Even the relevant engineering terms seem to get twisted by the wider culture. The word “failsafe” gets used to mean “safe from failing”. No! It means “we know this design might fail, so we assumed it will fail and figured out how to make the process of failing as safe as possible.” Has any political system been designed that way since the Federalist Papers?
magilson
Jun 10 2011 at 12:12pm
As an engineer, I couldn’t possibly agree with roystgnr more. This makes so much sense to me that I feel like pinching myself when people speak as though they don’t understand this.
Estupidante
Jun 10 2011 at 3:22pm
You are completely right – the effect of possibility of bailout is not on the managers or the institution itself, it is on the other institutions, who provide the necessary funds. Expectations (which are usually fulfiled) of bailout lead to weakening of market self-regulatory mechanism, much as deposit insurance leads to weakening of the same mechanism on part of depositors. The only sad story is that we always “fix” the problem by making the rule explicit and then we are forced to introduce regulation on activities of financial institutions. These rules are and will be always gamed, leading to another crisis.
R Richard Schweitzer
Jun 10 2011 at 8:21pm
Support via what source?
Through the coercive force of government to levy taxes ?

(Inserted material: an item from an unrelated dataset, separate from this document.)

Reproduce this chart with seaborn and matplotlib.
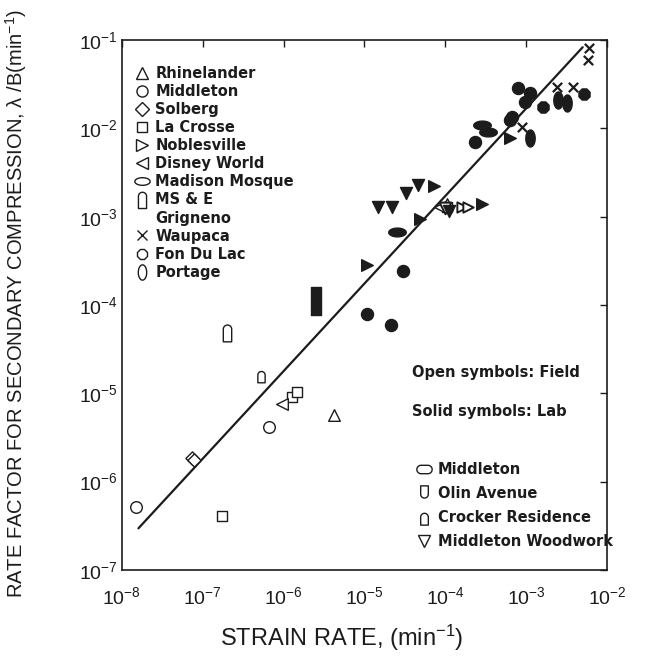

Same old tiresome query- is that a function of government?
Jeff Hallman
Jun 10 2011 at 8:22pm
You’re right, Arnold. Unfortunately, since your post is in words, not equations, and doesn’t feature a fully-worked-out DSGE model, no one in the profession cares. At least they haven’t for the past thirty years.
rpl
Jun 16 2011 at 7:53am
Really? I think it’s complete hogwash. Many of the worst offenders in the financial collapse walked away with hundreds of millions of dollars in the bank. Sure, they’re no longer billionaires, but when you have more money than you can spend, what does it matter? As for the humiliation of being fired, when severance packages run into the tens of millions of dollars, that sounds like Br’er Rabbit speaking. “Oh, punish me if you must, but whatever you do, please don’t fire me and give me an 80 million dollar severance package!”